WRITTEN TASK: The answer should be a single number: how many lines of the entries below hold the word "chart".

* start STORED DATA *

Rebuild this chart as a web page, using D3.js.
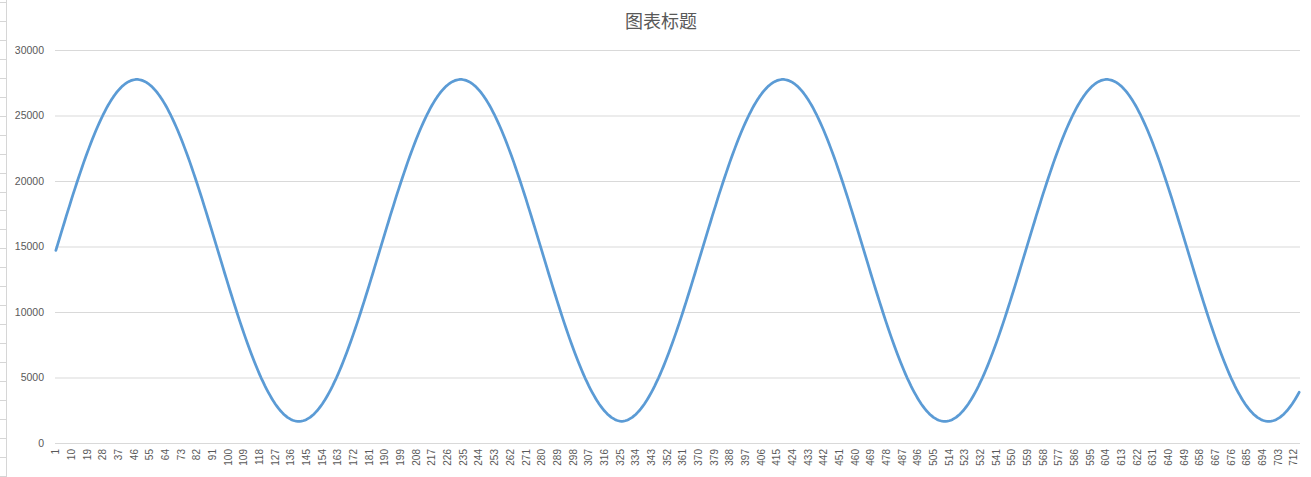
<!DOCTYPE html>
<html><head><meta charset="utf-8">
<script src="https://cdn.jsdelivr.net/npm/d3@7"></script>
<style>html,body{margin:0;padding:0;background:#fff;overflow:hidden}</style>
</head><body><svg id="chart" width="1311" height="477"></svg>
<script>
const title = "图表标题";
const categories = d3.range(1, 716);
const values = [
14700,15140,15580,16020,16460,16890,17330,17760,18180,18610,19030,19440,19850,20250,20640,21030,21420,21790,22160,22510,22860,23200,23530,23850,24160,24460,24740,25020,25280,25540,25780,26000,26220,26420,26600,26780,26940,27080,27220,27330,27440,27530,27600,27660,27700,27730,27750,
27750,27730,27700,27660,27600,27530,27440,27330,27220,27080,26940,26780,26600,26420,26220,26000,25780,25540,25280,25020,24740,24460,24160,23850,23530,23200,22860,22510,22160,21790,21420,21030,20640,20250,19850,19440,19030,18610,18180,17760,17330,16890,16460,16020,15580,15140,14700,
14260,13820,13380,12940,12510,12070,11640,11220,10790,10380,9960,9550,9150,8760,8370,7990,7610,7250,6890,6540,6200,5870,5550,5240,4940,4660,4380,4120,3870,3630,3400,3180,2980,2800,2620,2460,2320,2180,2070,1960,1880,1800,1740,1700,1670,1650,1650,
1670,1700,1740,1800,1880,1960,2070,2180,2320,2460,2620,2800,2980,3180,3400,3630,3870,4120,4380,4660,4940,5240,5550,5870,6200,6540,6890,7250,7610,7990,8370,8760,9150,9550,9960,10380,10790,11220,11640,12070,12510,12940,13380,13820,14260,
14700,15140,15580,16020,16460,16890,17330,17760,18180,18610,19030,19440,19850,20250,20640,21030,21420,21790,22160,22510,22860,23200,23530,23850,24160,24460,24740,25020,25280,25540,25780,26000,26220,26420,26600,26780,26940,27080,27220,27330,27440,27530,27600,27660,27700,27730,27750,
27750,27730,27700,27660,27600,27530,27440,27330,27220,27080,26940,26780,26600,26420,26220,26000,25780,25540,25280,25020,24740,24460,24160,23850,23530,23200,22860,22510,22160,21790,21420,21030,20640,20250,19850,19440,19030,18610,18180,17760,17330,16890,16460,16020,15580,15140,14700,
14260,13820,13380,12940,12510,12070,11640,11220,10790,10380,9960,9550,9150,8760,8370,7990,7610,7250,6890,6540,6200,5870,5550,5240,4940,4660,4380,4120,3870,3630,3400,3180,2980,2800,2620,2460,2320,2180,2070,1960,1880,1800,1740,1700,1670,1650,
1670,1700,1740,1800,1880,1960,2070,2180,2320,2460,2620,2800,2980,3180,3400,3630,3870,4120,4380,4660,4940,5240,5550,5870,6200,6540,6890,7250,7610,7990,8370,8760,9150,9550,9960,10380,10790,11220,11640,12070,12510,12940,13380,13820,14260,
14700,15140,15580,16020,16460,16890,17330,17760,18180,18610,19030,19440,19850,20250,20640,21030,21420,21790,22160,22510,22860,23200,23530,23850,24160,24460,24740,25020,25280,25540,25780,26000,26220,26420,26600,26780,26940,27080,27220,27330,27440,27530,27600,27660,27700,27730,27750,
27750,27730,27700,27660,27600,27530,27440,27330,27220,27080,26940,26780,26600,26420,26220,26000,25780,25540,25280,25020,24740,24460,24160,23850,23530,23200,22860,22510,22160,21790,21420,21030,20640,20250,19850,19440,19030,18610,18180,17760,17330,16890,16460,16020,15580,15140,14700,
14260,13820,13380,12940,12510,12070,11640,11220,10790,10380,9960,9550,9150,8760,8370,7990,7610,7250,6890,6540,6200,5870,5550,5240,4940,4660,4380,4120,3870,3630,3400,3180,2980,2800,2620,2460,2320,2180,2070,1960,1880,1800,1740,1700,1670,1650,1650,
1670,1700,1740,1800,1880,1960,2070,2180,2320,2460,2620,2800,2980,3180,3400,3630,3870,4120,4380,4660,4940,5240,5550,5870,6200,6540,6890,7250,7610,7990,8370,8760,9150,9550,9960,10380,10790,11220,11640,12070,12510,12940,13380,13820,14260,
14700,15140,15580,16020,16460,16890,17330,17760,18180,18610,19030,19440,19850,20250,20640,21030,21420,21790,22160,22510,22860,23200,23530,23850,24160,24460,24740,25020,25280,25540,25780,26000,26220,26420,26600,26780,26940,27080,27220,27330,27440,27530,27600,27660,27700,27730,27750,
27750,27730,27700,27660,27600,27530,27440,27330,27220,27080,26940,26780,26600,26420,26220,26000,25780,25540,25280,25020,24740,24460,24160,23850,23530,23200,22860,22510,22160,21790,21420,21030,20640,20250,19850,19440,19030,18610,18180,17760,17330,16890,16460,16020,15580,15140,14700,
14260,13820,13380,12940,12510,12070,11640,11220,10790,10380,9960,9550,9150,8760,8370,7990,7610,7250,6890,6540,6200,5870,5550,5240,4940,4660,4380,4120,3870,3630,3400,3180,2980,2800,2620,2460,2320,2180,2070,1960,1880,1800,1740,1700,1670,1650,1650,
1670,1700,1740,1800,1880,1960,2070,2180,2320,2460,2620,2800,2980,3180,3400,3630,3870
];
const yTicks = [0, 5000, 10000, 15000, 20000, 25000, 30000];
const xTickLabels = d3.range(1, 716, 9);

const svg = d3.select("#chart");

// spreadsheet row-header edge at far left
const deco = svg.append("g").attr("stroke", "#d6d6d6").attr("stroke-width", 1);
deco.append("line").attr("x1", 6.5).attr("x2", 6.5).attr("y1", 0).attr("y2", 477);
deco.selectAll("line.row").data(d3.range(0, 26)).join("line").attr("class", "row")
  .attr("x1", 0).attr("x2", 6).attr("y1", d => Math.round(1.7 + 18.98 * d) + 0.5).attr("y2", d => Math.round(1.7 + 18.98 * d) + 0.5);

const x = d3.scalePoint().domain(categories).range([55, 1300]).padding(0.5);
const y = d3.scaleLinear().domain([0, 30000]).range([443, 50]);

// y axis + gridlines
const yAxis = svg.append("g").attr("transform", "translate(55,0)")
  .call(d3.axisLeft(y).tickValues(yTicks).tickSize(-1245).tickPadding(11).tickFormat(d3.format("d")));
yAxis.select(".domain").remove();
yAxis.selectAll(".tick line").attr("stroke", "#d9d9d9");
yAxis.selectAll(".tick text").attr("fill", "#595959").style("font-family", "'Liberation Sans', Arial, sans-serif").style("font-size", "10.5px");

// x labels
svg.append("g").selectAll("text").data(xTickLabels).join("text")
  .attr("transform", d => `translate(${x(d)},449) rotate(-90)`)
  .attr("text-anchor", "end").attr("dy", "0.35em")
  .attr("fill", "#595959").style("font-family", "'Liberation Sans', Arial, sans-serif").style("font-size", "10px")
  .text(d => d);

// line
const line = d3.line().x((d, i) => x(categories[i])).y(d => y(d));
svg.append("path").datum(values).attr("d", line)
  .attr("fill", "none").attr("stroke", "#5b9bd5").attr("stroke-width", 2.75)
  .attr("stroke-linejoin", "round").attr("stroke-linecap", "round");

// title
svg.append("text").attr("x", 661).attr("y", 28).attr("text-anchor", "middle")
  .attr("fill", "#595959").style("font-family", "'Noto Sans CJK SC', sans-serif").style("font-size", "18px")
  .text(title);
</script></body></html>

* end STORED DATA *
* start STORED DATA *

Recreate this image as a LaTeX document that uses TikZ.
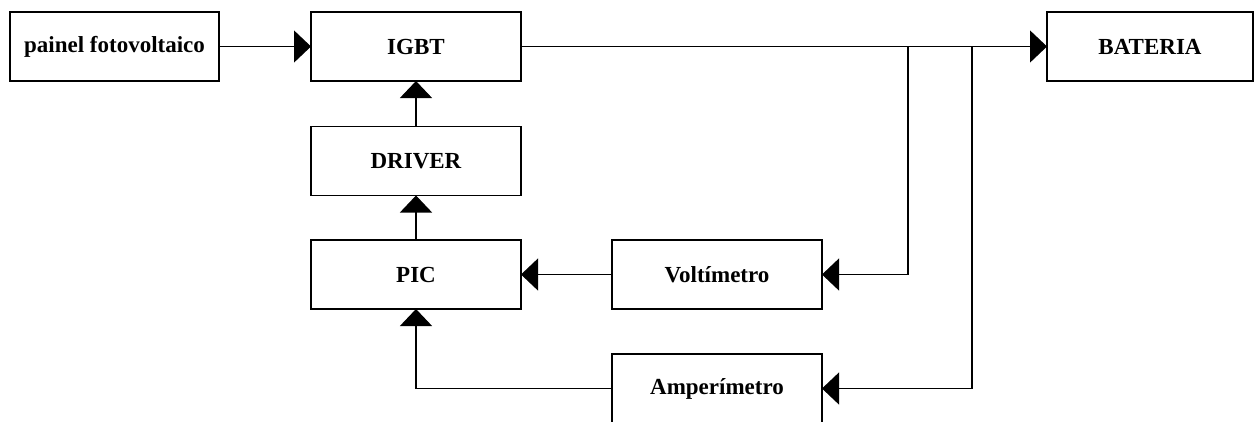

* end STORED DATA *

TASK OUTPUT: 3